"I had no idea that would end up being the peak," he said in the telephone interview. "No one knew back then. It was basically luck."

Kiesel sold his last home after concluding that excess construction by homebuilders and easy lending standards set the stage for a crash.

"Housing is the next Nasdaq bubble," he said in a June 2006 interview with Bloomberg, a month before U.S. home prices reached their peak, according to the S&P/Case-Shiller index of values in 20 U.S. cities. "It's not just houses that will be for sale. You're going to see financial assets for sale over time, and ultimately corporate bonds."

As recently as December, Kiesel said he would hold off buying because he expected prices to keep falling through 2013.

Unemployment Declines

The U.S. unemployment rate in April was 8.1 percent, down from 8.5 percent in December. Lenders have begun to loosen the reins on credit as bank balance sheets have improved, a trend that will boost investment throughout the economy, Kiesel said.

The U.S. manufacturing, technology, chemical, automotive and energy industries have recovered to the point that they're driving housing demand in states including Texas and North Dakota, Kiesel said. In such cities as Miami and Phoenix, home prices have fallen so much that foreign buyers seeking bargains have bought enough property to start a price recovery, he said.

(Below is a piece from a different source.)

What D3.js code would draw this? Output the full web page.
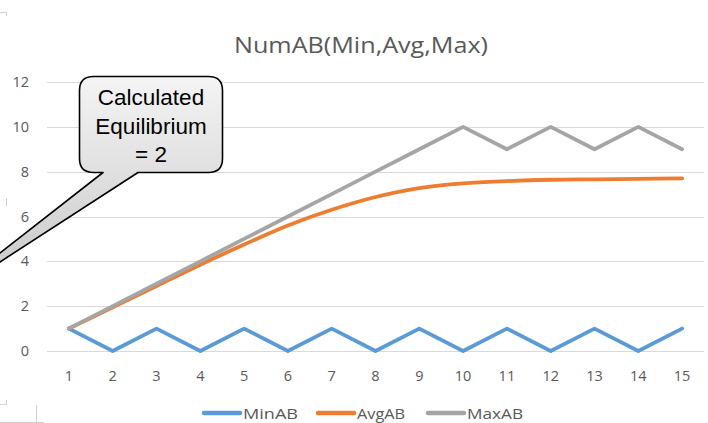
<!doctype html>
<html lang="en">
<head>
<meta charset="utf-8">
<title>NumAB(Min,Avg,Max)</title>
<style>
html, body {
	margin: 0;
	padding: 0;
	width: 100%;
	height: 100%;
	overflow: hidden;
	background: #fff;
}
svg text {
	font-family: 'Open Sans', 'Noto Sans', sans-serif;
	fill: #595959;
}
.grid line { stroke: #d9d9d9; stroke-width: 1px; }
.series { fill: none; stroke-width: 3.8px; stroke-linejoin: round; stroke-linecap: round; }
.callout text { font-family: 'Liberation Sans', Arial, sans-serif; fill: #000; }
</style>
</head>
<body>
<div id="container"></div>
<script src="https://cdnjs.cloudflare.com/ajax/libs/d3/7.8.5/d3.min.js"></script>
<script>
// data
var categories = [1, 2, 3, 4, 5, 6, 7, 8, 9, 10, 11, 12, 13, 14, 15];
var minAB = [1, 0, 1, 0, 1, 0, 1, 0, 1, 0, 1, 0, 1, 0, 1];
var avgAB = [1, 1.95, 2.9, 3.85, 4.75, 5.6, 6.3, 6.87, 7.27, 7.48, 7.58, 7.64, 7.66, 7.68, 7.7];
var maxAB = [1, 2, 3, 4, 5, 6, 7, 8, 9, 10, 9, 10, 9, 10, 9];
var yTicks = [0, 2, 4, 6, 8, 10, 12];
var seriesNames = ['MinAB', 'AvgAB', 'MaxAB'];
var chartTitle = 'NumAB(Min,Avg,Max)';
var calloutLines = ['Calculated', 'Equilibrium', '= 2'];

(function (d3) {
	'use strict';

	var W = 708, H = 423;
	var plot = { left: 47, right: 704, top: 82, bottom: 351 };
	var colors = ['#5b9bd5', '#ed7d31', '#a5a5a5'];
	var series = [minAB, avgAB, maxAB];

	var svg = d3.select('#container').append('svg')
		.attr('width', W).attr('height', H);

	var x = d3.scaleBand().domain(categories).range([plot.left, plot.right]);
	var y = d3.scaleLinear().domain([0, 12]).range([plot.bottom, plot.top]);
	var cx = function (c) { return x(c) + x.bandwidth() / 2; };

	// faint window edges of the original screenshot
	var edge = svg.append('g').attr('stroke', '#d0d0d0').attr('fill', 'none');
	edge.append('path').attr('d', 'M0,12.5H6.5V16');
	edge.append('path').attr('d', 'M6.5,198V206');
	edge.append('path').attr('d', 'M0,404.5H6.5V400');
	edge.append('path').attr('d', 'M36.5,405V423');
	edge.append('path').attr('d', 'M0,422.5H44');

	// title
	svg.append('text')
		.attr('x', 361).attr('y', 53)
		.attr('text-anchor', 'middle')
		.style('font-size', '21px')
		.attr('textLength', 254)
		.attr('lengthAdjust', 'spacingAndGlyphs')
		.text(chartTitle);

	// gridlines
	svg.append('g').attr('class', 'grid')
		.selectAll('line').data(yTicks).enter()
		.append('line')
		.attr('x1', plot.left).attr('x2', plot.right)
		.attr('y1', function (d) { return Math.round(y(d)) + 0.5; })
		.attr('y2', function (d) { return Math.round(y(d)) + 0.5; });

	// y axis labels
	svg.append('g').selectAll('text').data(yTicks).enter()
		.append('text')
		.attr('x', 29)
		.attr('y', function (d) { return y(d) + 5; })
		.attr('text-anchor', 'end')
		.style('font-size', '14.5px')
		.text(function (d) { return d; });

	// x axis labels
	svg.append('g').selectAll('text').data(categories).enter()
		.append('text')
		.attr('x', cx)
		.attr('y', 381)
		.attr('text-anchor', 'middle')
		.style('font-size', '14.5px')
		.text(function (d) { return d; });

	// lines
	var line = d3.line()
		.x(function (d, i) { return cx(categories[i]); })
		.y(function (d) { return y(d); });
	var smooth = d3.line()
		.x(function (d, i) { return cx(categories[i]); })
		.y(function (d) { return y(d); })
		.curve(d3.curveCatmullRom.alpha(0.5));

	[0, 1, 2].forEach(function (k) {
		svg.append('path')
			.attr('class', 'series')
			.attr('stroke', colors[k])
			.attr('d', (k === 1 ? smooth : line)(series[k]));
	});

	// legend
	var legendX = [204, 318, 428];
	var legendW = [55, 48, 56];
	var lg = svg.append('g');
	seriesNames.forEach(function (name, k) {
		lg.append('line')
			.attr('x1', legendX[k]).attr('x2', legendX[k] + 36)
			.attr('y1', 413).attr('y2', 413)
			.attr('stroke', colors[k]).attr('stroke-width', 4.5)
			.attr('stroke-linecap', 'round');
		lg.append('text')
			.attr('x', legendX[k] + 39).attr('y', 419)
			.style('font-size', '15px')
			.attr('textLength', legendW[k])
			.attr('lengthAdjust', 'spacingAndGlyphs')
			.text(name);
	});

	// callout
	var defs = svg.append('defs');
	var grad = defs.append('linearGradient').attr('id', 'cg')
		.attr('x1', 0).attr('y1', 0).attr('x2', 0).attr('y2', 1);
	grad.append('stop').attr('offset', '0%').attr('stop-color', '#f4f4f4');
	grad.append('stop').attr('offset', '100%').attr('stop-color', '#c4c4c4');

	var co = svg.append('g').attr('class', 'callout');
	var bx = 79.5, by = 76.5, bw = 143, bh = 96, r = 14;
	co.append('path')
		.attr('fill', 'url(#cg)')
		.attr('stroke', '#000')
		.attr('stroke-width', 1.6)
		.attr('stroke-linejoin', 'round')
		.attr('d', [
			'M', bx + r, by,
			'H', bx + bw - r,
			'Q', bx + bw, by, bx + bw, by + r,
			'V', by + bh - r,
			'Q', bx + bw, by + bh, bx + bw - r, by + bh,
			'H', 138,
			'L', -68, 306,
			'L', 103, by + bh,
			'H', bx + r,
			'Q', bx, by + bh, bx, by + bh - r,
			'V', by + r,
			'Q', bx, by, bx + r, by,
			'Z'
		].join(' '));
	co.selectAll('text').data(calloutLines).enter()
		.append('text')
		.attr('x', 151)
		.attr('y', function (d, i) { return 105 + i * 28.5; })
		.attr('text-anchor', 'middle')
		.style('font-size', '22.5px')
		.text(function (d) { return d; });

})(window.d3);
</script>
</body>
</html>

Phoenix's median price rose 13 percent in March from a year earlier amid a shrinking supply of foreclosures and other homes priced at less than $100,000, DataQuick, a San Diego-based real estate research company, reported today.

In Kiesel's case, buying became more attractive after the owner of the residence he was leasing wanted to raise his rent 10 percent, he said.

"I remember balking at that," he said. "Basically, landlords finally have pricing power."